Very nice. I have three cory's and they are always snuggling together. Very cute


----------



## shhh (Jan 1, 2016)

So cute!


----------



## ScottW (Sep 17, 2016)

Corys are quietly one of my favorite fish!


----------



## cininohio (Jan 13, 2016)

I wish mine did not hide so much. I have 5 huge cories and only see them when its feeding time. Sad....


----------



## BettaBettas (Aug 21, 2016)

cininohio said:


> I wish mine did not hide so much. I have 5 huge cories and only see them when its feeding time. Sad....


 Do you have a heavily planted tank? planted at all? in my iwagumi tank the 3 panda's I have (temporarily housing in small school) always stay in the "cave" behind the main stone.


----------



## SallImSayin (Jan 30, 2017)

My Cory and Skirt Tetra tank. There are 11 Cories and 6 Skirt Tetras. 5 Albino, 4 Emerald, and 2 Peppered. Mine are all over the place and don't hide. 

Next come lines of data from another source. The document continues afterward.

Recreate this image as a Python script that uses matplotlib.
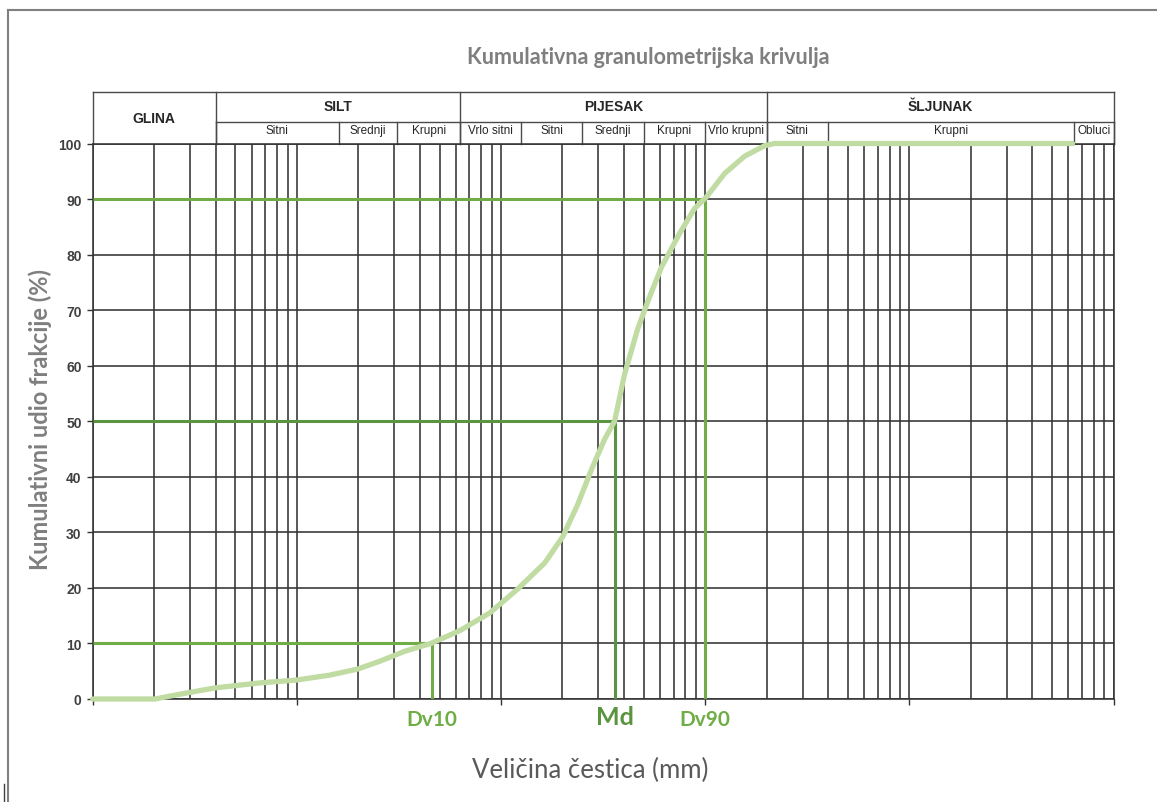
import matplotlib
matplotlib.use('Agg')
import matplotlib.pyplot as plt
from matplotlib.ticker import LogLocator, NullFormatter
from matplotlib.lines import Line2D

# ---------------- data ----------------
size_mm = [0.001, 0.00202, 0.00253, 0.00397, 0.00659, 0.00989, 0.0145, 0.0199,
           0.0255, 0.0338, 0.0453, 0.0628, 0.0881, 0.1207, 0.1637, 0.2005,
           0.2374, 0.278, 0.322, 0.360, 0.403, 0.467, 0.534, 0.612, 0.749,
           0.887, 1.016, 1.245, 1.559, 1.953, 2.186, 63]
cum_pct = [0, 0, 0.7, 2.0, 2.9, 3.4, 4.3, 5.4,
           6.8, 8.6, 10, 12.3, 15.5, 19.8, 24.5, 29.2,
           35, 41.4, 46.8, 50, 58.5, 66.6, 72.4, 77.8, 83.8,
           88.3, 90.4, 94.6, 97.7, 99.6, 100, 100]

marker_names = ['Dv10', 'Md', 'Dv90']
marker_pct = [10, 50, 90]
marker_size = [0.046, 0.36, 1.0]

main_classes = ['GLINA', 'SILT', 'PIJESAK', 'ŠLJUNAK']
main_bounds = [0.001, 0.004, 0.063, 2, 100]
sub_classes = ['Sitni', 'Srednji', 'Krupni', 'Vrlo sitni', 'Sitni', 'Srednji',
               'Krupni', 'Vrlo krupni', 'Sitni', 'Krupni', 'Obluci']
sub_bounds = [0.004, 0.016, 0.031, 0.063, 0.125, 0.25, 0.5, 1, 2, 4, 64, 100]

y_ticks = list(range(0, 101, 10))

title = 'Kumulativna granulometrijska krivulja'
xlabel = 'Veličina čestica (mm)'
ylabel = 'Kumulativni udio frakcije (%)'

# ---------------- style ----------------
W, H = 1157, 803
fig = plt.figure(figsize=(W / 100, H / 100), dpi=100)
fig.patch.set_facecolor('white')

L, R, T, B = 92.7, 1113.5, 144.5, 700
ax = fig.add_axes([L / W, 1 - B / H, (R - L) / W, (B - T) / H])
ax.set_xscale('log')
ax.set_xlim(0.001, 100)
ax.set_ylim(0, 100)

grid_c = '#333333'
green = '#70ad47'
dark_green = '#5a9440'
curve_c = '#c0dca3'
gray_txt = '#7f7f7f'

ax.xaxis.set_major_locator(LogLocator(base=10))
ax.xaxis.set_minor_locator(LogLocator(base=10, subs=range(2, 10)))
ax.xaxis.set_major_formatter(NullFormatter())
ax.xaxis.set_minor_formatter(NullFormatter())
ax.set_yticks(y_ticks)
ax.grid(which='major', axis='both', color=grid_c, lw=1.15)
ax.grid(which='minor', axis='x', color=grid_c, lw=1.15)
ax.set_axisbelow(True)
ax.tick_params(axis='x', which='major', direction='out', length=4, width=1, color=grid_c)
ax.tick_params(axis='x', which='minor', length=0)
ax.tick_params(axis='y', direction='out', length=4, width=1, color=grid_c,
               labelsize=10, labelcolor='#404040', pad=4)
for lab in ax.get_yticklabels():
    lab.set_fontfamily('Liberation Sans')
    lab.set_fontweight('bold')
for s in ax.spines.values():
    s.set_color(grid_c)
    s.set_linewidth(1.15)

# reference lines
for name, p, d in zip(marker_names, marker_pct, marker_size):
    c = dark_green if name == 'Md' else green
    ax.plot([0.001, d], [p, p], color=c, lw=2.2, solid_capstyle='butt', zorder=3)
    ax.plot([d, d], [0, p], color=c, lw=2.2, solid_capstyle='butt', zorder=3)

# curve
ax.plot(size_mm, cum_pct, color=curve_c, lw=3.8, solid_joinstyle='round',
        solid_capstyle='round', zorder=4, clip_on=False)

# marker labels
lab_fs = {'Dv10': 15, 'Md': 18, 'Dv90': 15}
lab_y = {'Dv10': -3.6, 'Md': -3.2, 'Dv90': -3.6}
for name, d in zip(marker_names, marker_size):
    c = dark_green if name == 'Md' else green
    ax.text(d, lab_y[name], name, ha='center', va='center', color=c,
            fontsize=lab_fs[name], fontweight='bold', family='Lato')

# header table
trans = ax.get_xaxis_transform()
y_top = (B - 93) / (B - T)
y_mid = (B - 122.5) / (B - T)
hc = '#4a4a4a'
hlw = 1.0
ax.plot([main_bounds[0], main_bounds[-1]], [y_top, y_top], transform=trans,
        color=hc, lw=hlw, clip_on=False)
ax.plot([main_bounds[1], main_bounds[-1]], [y_mid, y_mid], transform=trans,
        color=hc, lw=hlw, clip_on=False)
for b in main_bounds:
    ax.plot([b, b], [1, y_top], transform=trans, color=hc, lw=hlw, clip_on=False)
for b in sub_bounds:
    ax.plot([b, b], [1, y_mid], transform=trans, color=hc, lw=hlw, clip_on=False)
for i, name in enumerate(main_classes):
    xc = (main_bounds[i] * main_bounds[i + 1]) ** 0.5
    yc = (1 + y_top) / 2 if i == 0 else (y_mid + y_top) / 2 + 0.002
    ax.text(xc, yc, name, transform=trans, ha='center', va='center',
            fontsize=10, fontweight='bold', family='Liberation Sans', color='#262626')
for i, name in enumerate(sub_classes):
    xc = (sub_bounds[i] * sub_bounds[i + 1]) ** 0.5
    ax.text(xc, (1 + y_mid) / 2 + 0.004, name, transform=trans, ha='center', va='center',
            fontsize=8.5, family='Liberation Sans', color='#262626')

# titles
fig.text(648 / W, 1 - 58 / H, title, ha='center', va='center', fontsize=15.5,
         fontweight='bold', family='Lato', color=gray_txt)
fig.text(590 / W, 1 - 770 / H, xlabel, ha='center', va='center', fontsize=18.5,
         family='Lato', color='#595959')
fig.text(40 / W, 1 - 420 / H, ylabel, ha='center', va='center', rotation=90,
         fontsize=17, fontweight='bold', family='Lato', color=gray_txt)

# outer frame
fc = '#808080'
fig.add_artist(Line2D([8 / W, 1], [1 - 11 / H, 1 - 11 / H], color=fc, lw=1.5,
                      transform=fig.transFigure))
fig.add_artist(Line2D([8 / W, 8 / W], [0, 1 - 11 / H], color=fc, lw=1.5,
                      transform=fig.transFigure))
fig.add_artist(Line2D([4 / W, 4 / W], [0, 18 / H], color='#404040', lw=1,
                      transform=fig.transFigure))

fig.savefig('out.png', dpi=100)
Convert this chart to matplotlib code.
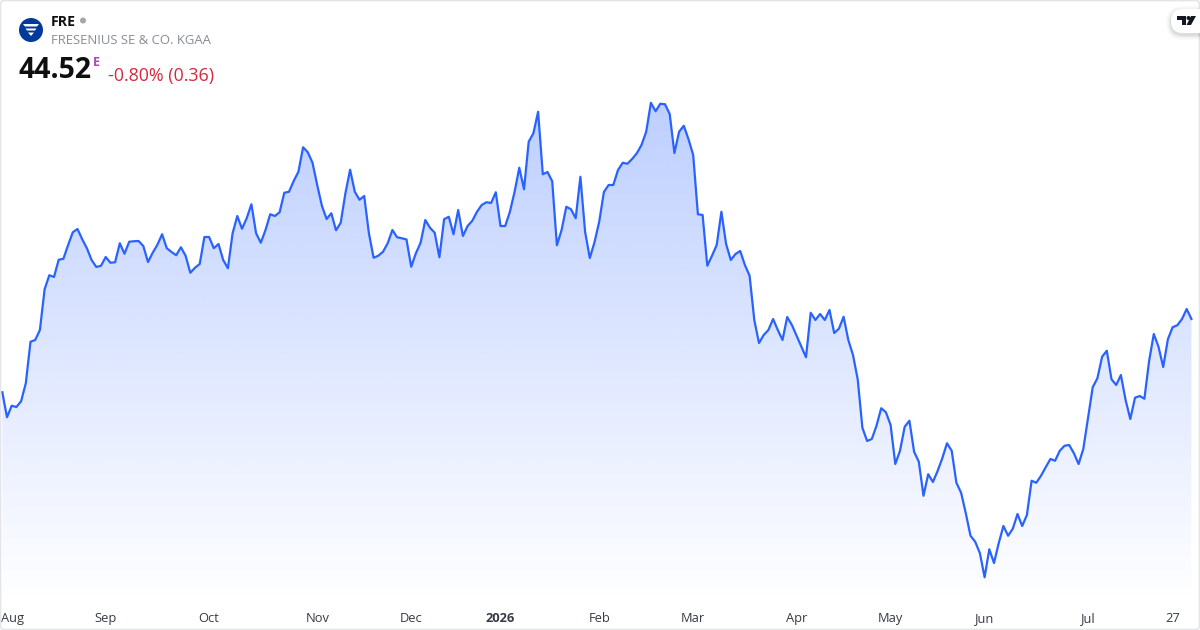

https://vid.me/GPOm ..I tried to upload to this site, but it gave me an error due to file size.


----------



## cininohio (Jan 13, 2016)

Yes, it's pretty heavily planted. They are in my 56 gallon and I have a lot of moss on rocks and driftwood, so they have plenty of hiding spots. I have a 20 gallon with young corys and they aren't quite as shy.

Bump:

Bump:


----------



## BettaBettas (Aug 21, 2016)

cininohio said:


> Yes, it's pretty heavily planted. They are in my 56 gallon and I have a lot of moss on rocks and driftwood, so they have plenty of hiding spots. I have a 20 gallon with young corys and they aren't quite as shy.
> 
> Bump:
> 
> ...


 I like that moss  and the plants in general, idk why they aren't coming out more for you with that much cover. Shy


----------



## Chris Noto (Aug 19, 2005)

Nice portrait of your corys! They are schooling fish, and are happiest when in a group of a dozen or more. In the wild, they show up in shoals of hundreds. There are some wonderful videos on YouTube, easily found with a bit of searching. Here's a good one.


----------



## BettaBettas (Aug 21, 2016)

Chris Noto said:


> Nice portrait of your corys! They are schooling fish, and are happiest when in a group of a dozen or more. In the wild, they show up in shoals of hundreds. There are some wonderful videos on YouTube, easily found with a bit of searching. Here's a good one.


 Thanks for the comment , they are going into a 65 gallon dutch aquascape in a group of 6 1/2 being pandas 1/2 being black fin corys. They will be fine I can assure you.


----------